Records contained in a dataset
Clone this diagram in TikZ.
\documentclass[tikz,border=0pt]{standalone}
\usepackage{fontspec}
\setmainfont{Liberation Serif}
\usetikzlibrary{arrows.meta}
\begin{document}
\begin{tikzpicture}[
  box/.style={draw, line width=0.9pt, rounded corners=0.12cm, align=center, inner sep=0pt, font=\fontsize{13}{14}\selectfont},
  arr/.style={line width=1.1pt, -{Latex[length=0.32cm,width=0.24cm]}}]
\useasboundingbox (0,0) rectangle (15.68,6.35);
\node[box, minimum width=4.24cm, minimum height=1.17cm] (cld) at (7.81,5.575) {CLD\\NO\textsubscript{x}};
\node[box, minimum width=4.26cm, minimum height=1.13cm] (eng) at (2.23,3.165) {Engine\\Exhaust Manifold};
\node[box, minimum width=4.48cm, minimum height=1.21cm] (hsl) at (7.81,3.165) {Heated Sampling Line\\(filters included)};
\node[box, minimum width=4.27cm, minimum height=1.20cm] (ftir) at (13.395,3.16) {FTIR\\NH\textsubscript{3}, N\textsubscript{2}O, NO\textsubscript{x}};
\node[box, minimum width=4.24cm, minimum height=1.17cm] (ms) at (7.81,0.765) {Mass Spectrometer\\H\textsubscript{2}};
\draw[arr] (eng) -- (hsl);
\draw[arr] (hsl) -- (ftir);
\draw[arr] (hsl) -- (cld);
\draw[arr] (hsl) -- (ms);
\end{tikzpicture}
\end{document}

--

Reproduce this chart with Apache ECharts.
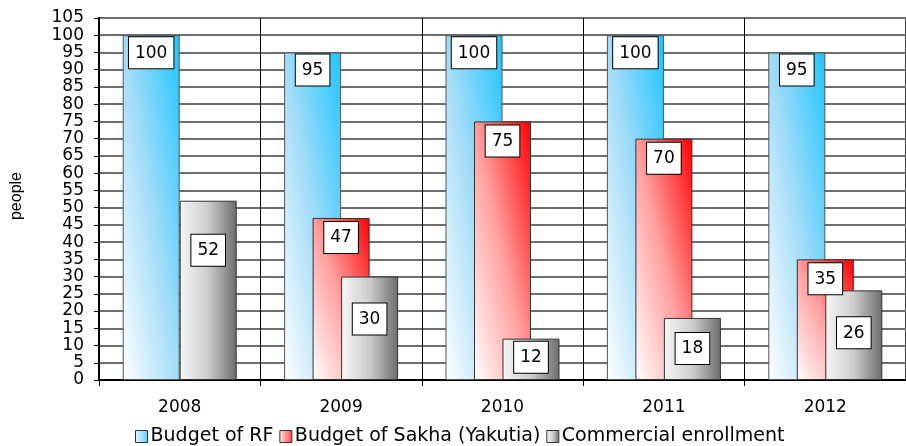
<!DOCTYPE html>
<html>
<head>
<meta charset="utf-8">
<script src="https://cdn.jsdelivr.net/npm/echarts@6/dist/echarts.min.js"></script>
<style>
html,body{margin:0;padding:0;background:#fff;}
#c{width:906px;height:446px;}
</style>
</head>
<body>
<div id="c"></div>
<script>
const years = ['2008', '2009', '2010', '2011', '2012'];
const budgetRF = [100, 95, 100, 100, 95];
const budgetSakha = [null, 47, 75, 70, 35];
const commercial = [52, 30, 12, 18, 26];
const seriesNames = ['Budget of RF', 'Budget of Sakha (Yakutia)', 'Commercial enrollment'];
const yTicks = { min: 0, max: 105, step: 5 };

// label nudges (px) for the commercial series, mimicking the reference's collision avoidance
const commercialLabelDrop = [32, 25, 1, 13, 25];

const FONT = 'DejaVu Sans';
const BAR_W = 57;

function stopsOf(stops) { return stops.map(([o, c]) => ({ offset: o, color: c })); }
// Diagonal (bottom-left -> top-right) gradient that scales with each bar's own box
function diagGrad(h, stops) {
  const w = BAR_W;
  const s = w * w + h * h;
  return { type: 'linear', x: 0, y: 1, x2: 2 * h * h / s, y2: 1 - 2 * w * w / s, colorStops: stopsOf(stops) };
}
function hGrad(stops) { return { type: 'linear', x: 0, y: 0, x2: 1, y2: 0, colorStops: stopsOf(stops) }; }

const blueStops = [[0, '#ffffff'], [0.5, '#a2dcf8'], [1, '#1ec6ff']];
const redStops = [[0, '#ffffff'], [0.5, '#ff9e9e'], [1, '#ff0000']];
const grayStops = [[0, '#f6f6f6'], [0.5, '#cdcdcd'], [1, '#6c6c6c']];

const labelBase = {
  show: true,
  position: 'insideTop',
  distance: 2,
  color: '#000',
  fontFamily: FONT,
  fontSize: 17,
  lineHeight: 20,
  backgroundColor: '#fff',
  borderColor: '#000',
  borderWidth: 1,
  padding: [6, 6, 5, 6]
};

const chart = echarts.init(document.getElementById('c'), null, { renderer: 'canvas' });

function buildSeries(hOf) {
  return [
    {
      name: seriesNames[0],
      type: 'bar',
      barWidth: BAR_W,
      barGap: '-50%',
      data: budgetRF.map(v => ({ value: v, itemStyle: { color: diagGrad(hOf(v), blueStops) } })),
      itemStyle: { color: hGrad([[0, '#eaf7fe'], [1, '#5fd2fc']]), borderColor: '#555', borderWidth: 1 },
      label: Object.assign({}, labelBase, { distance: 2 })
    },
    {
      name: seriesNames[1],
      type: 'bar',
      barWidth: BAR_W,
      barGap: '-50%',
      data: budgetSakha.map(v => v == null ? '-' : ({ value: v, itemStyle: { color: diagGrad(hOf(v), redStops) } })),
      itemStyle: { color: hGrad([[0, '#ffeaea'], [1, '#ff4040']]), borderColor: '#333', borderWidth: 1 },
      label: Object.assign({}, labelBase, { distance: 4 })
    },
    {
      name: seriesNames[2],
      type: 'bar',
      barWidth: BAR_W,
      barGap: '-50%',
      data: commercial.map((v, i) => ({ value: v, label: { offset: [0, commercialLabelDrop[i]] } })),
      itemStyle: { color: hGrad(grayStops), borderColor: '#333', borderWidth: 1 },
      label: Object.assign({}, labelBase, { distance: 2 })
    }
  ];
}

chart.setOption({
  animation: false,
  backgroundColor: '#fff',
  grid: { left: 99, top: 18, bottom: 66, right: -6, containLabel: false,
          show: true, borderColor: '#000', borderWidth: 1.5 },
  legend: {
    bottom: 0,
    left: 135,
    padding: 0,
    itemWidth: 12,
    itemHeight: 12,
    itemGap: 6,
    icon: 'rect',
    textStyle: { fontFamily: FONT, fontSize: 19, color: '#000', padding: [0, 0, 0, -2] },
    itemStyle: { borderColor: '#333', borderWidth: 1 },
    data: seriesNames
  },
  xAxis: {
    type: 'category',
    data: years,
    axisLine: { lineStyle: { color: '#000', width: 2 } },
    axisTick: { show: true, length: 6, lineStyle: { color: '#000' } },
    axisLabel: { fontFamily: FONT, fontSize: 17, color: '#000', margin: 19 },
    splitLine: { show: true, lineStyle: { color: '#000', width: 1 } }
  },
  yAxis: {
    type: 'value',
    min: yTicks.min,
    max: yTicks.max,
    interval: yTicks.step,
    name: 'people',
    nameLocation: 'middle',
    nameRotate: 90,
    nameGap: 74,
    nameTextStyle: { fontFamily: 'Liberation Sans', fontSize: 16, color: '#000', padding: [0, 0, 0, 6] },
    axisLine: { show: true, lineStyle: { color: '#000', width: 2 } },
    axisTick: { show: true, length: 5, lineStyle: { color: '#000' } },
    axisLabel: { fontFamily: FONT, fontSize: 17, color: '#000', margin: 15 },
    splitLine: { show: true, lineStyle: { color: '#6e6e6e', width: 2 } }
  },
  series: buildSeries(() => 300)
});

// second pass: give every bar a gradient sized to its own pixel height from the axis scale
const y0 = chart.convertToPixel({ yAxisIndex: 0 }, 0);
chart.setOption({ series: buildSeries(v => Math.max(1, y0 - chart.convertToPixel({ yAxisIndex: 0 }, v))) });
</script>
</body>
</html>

=== AIM OF THE EXERCISE ===
Check each line of the data above for the word "this" and say how many lines have it. Give the number alone.

=== THE REPLY ===
2